Secondly, a Bayesian framework allows the inclusion of subjective or objective priors, as I have done in a rather haphazard way with the information on team rankings. Demographic forecasts can be and have been augmented by including prior information in the form of the elicited opinions of demographic experts. In this model, including only flat priors and not exploiting the extra information we have about team quality meant that the performance of teams from weaker confederation – who played on average easier matches – appeared to be over-estimated. This effect was much less pronounced once priors based on rankings were introduced.
Jason would greatly appreciate comments and any criticism of the above, rather ad-hoc, approach!
What are the standard errors of these predictions / how wide are the predictive distributions?
Hi Nico, thanks for the question!
The model parameters have fairly wide intervals – so for example 80% of the posterior density for England’s attack effect lies between 0.00 – 0.49 (with mean 0.24).
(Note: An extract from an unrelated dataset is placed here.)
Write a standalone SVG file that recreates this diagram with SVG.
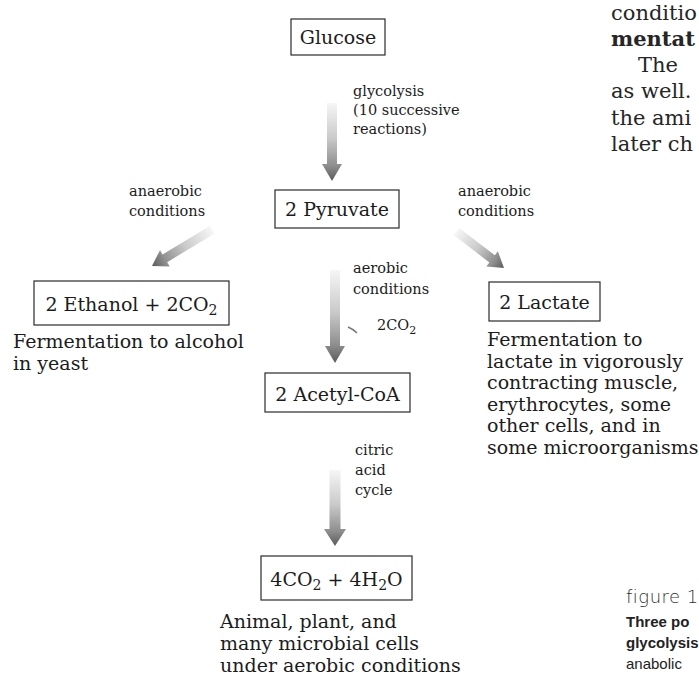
<svg xmlns="http://www.w3.org/2000/svg" width="699" height="677" viewBox="0 0 699 677">
<style>
  .bg{fill:#ffffff}
  .box{fill:#ffffff;stroke:#2a2a2a;stroke-width:1.2}
  .big{font-family:"DejaVu Serif","Liberation Serif",serif;font-size:19px;fill:#1c1c1c}
  .small{font-family:"DejaVu Serif","Liberation Serif",serif;font-size:14.5px;fill:#1c1c1c}
  .body{font-family:"DejaVu Serif","Liberation Serif",serif;font-size:21px;fill:#262626}
  .bold{font-weight:bold}
  .cap{font-family:"Liberation Sans","DejaVu Sans",sans-serif;font-size:15px;fill:#222}
  .fig{font-family:"DejaVu Sans","Liberation Sans",sans-serif;font-size:18px;fill:#333;font-weight:300;letter-spacing:0.5px}
  .mid{text-anchor:middle}
  .arrow{fill:url(#shade);stroke:none}
</style>
<defs>
  <linearGradient id="shade" x1="0" y1="0" x2="0" y2="1">
    <stop offset="0" stop-color="#f6f6f6"/>
    <stop offset="0.45" stop-color="#cacaca"/>
    <stop offset="0.8" stop-color="#8f8f8f"/>
    <stop offset="1" stop-color="#5a5a5a"/>
  </linearGradient>
</defs>
<rect class="bg" x="0" y="0" width="699" height="677"/>

<g id="connectors">
  <g id="edge-glycolysis">
    <g transform="translate(332,181)">
      <path class="arrow" d="M-5,-78 L5,-78 L5,-17 L10,-17 L0,0 L-10,-17 L-5,-17 Z"/>
    </g>
    <text class="small" x="353" y="96">glycolysis</text>
    <text class="small" x="353" y="115">(10 successive</text>
    <text class="small" x="353" y="134">reactions)</text>
  </g>
  <g id="edge-ethanol">
    <g transform="translate(152,266) rotate(59)">
      <path class="arrow" d="M-4.5,-70 L4.5,-70 L4.5,-15 L9.5,-15 L0,0 L-9.5,-15 L-4.5,-15 Z"/>
    </g>
    <text class="small" x="129" y="196">anaerobic</text>
    <text class="small" x="129" y="216">conditions</text>
  </g>
  <g id="edge-lactate">
    <g transform="translate(504,268) rotate(-52.5)">
      <path class="arrow" d="M-4.5,-60 L4.5,-60 L4.5,-15 L9.5,-15 L0,0 L-9.5,-15 L-4.5,-15 Z"/>
    </g>
    <text class="small" x="458" y="196">anaerobic</text>
    <text class="small" x="458" y="216">conditions</text>
  </g>
  <g id="edge-aerobic">
    <g transform="translate(335,363)">
      <path class="arrow" d="M-5,-93 L5,-93 L5,-17 L10,-17 L0,0 L-10,-17 L-5,-17 Z"/>
    </g>
    <path d="M348,327 Q353,329 357,333" fill="none" stroke="#777" stroke-width="1.6"/>
    <text class="small" x="353" y="273">aerobic</text>
    <text class="small" x="353" y="294">conditions</text>
    <text class="small" x="377" y="330">2CO<tspan font-size="11" dy="4">2</tspan></text>
  </g>
  <g id="edge-citric">
    <g transform="translate(335,546)">
      <path class="arrow" d="M-5.5,-76 L5.5,-76 L5.5,-17 L11,-17 L0,0 L-11,-17 L-5.5,-17 Z"/>
    </g>
    <text class="small" x="355" y="455">citric</text>
    <text class="small" x="355" y="475">acid</text>
    <text class="small" x="355" y="495">cycle</text>
  </g>
</g>

<g id="node-glucose">
  <rect class="box" x="291" y="19" width="94" height="36"/>
  <text class="big mid" x="338" y="44">Glucose</text>
</g>

<g id="node-pyruvate">
  <rect class="box" x="275" y="190" width="124" height="38"/>
  <text class="big mid" x="337" y="216">2 Pyruvate</text>
</g>

<g id="node-ethanol">
  <rect class="box" x="34" y="281" width="195" height="44"/>
  <text class="big mid" x="131.5" y="311">2 Ethanol + 2CO<tspan font-size="14" dy="4">2</tspan></text>
  <text class="big" x="13" y="348">Fermentation to alcohol</text>
  <text class="big" x="13" y="370">in yeast</text>
</g>

<g id="node-lactate">
  <rect class="box" x="489" y="282" width="111" height="39"/>
  <text class="big mid" x="544.5" y="309">2 Lactate</text>
  <text class="big" x="487" y="346">Fermentation to</text>
  <text class="big" x="487" y="367.5">lactate in vigorously</text>
  <text class="big" x="487" y="389">contracting muscle,</text>
  <text class="big" x="487" y="410.5">erythrocytes, some</text>
  <text class="big" x="487" y="432">other cells, and in</text>
  <text class="big" x="487" y="453.5">some microorganisms</text>
</g>

<g id="node-acetylcoa">
  <rect class="box" x="265" y="373" width="145" height="39"/>
  <text class="big mid" x="337.5" y="401">2 Acetyl-CoA</text>
</g>

<g id="node-co2h2o">
  <rect class="box" x="261" y="556" width="151" height="44"/>
  <text class="big mid" x="336.5" y="586">4CO<tspan font-size="14" dy="4">2</tspan><tspan dy="-4"> + 4H</tspan><tspan font-size="14" dy="4">2</tspan><tspan dy="-4">O</tspan></text>
  <text class="big" x="220" y="628">Animal, plant, and</text>
  <text class="big" x="220" y="650">many microbial cells</text>
  <text class="big" x="220" y="672">under aerobic conditions</text>
</g>

<g id="page-text">
  <text class="body" x="611" y="20">conditio</text>
  <text class="body bold" x="611" y="46">mentat</text>
  <text class="body" x="638" y="72">The</text>
  <text class="body" x="611" y="98">as well.</text>
  <text class="body" x="611" y="125">the ami</text>
  <text class="body" x="611" y="151">later ch</text>
  <text class="fig" x="626" y="603">figure 1</text>
  <text class="cap bold" x="626" y="627">Three po</text>
  <text class="cap bold" x="626" y="648">glycolysis</text>
  <text class="cap" x="626" y="669">anabolic</text>
</g>
</svg>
For Brazil, the interval is 0.27-0.63. I take this variability into account in my prediction of the eventual winners by sampling from this posterior for each simulation.
Thanks Jason – if 39% is your best guess for Brazil to be the winner, and 7% for The Netherlands, how wide are the 80% intervals around these two numbers? Do the intervals overlap? Has Brazil a significantly higher chance to win than The Netherlands, Argentina, or Germany, or ….Or are there some cross-country correlations that I overlook?
Hi again – sorry for the delay in responding, I needed to do some more simulations in order to get intervals around these estimates. I repeated my batches of 10000 simulation 1000 times, each batch using a different set of parameters, sampled from the posterior distributions of estimates as before. This shows us the effect of the uncertain with regards to the estimated parameters.
The resulting 80% intervals were pretty wide:
Brazil – 0.156-0.651
Holland – 0.009-0.162
So there is some overlap intervals even between Brazil and the rest, indicating that the predictions are pretty uncertain!
For people interested, Nate Silver’s 538 blog have some more detailed world cup predictions, with some very nice visualisation: http://fivethirtyeight.com/interactives/world-cup/. Their model relaxes the assumption of independence of goals scored by assuming the score follows a bivariate poisson distribution. They also include much, much, more data about the quality of the teams based on the players’ club team records too.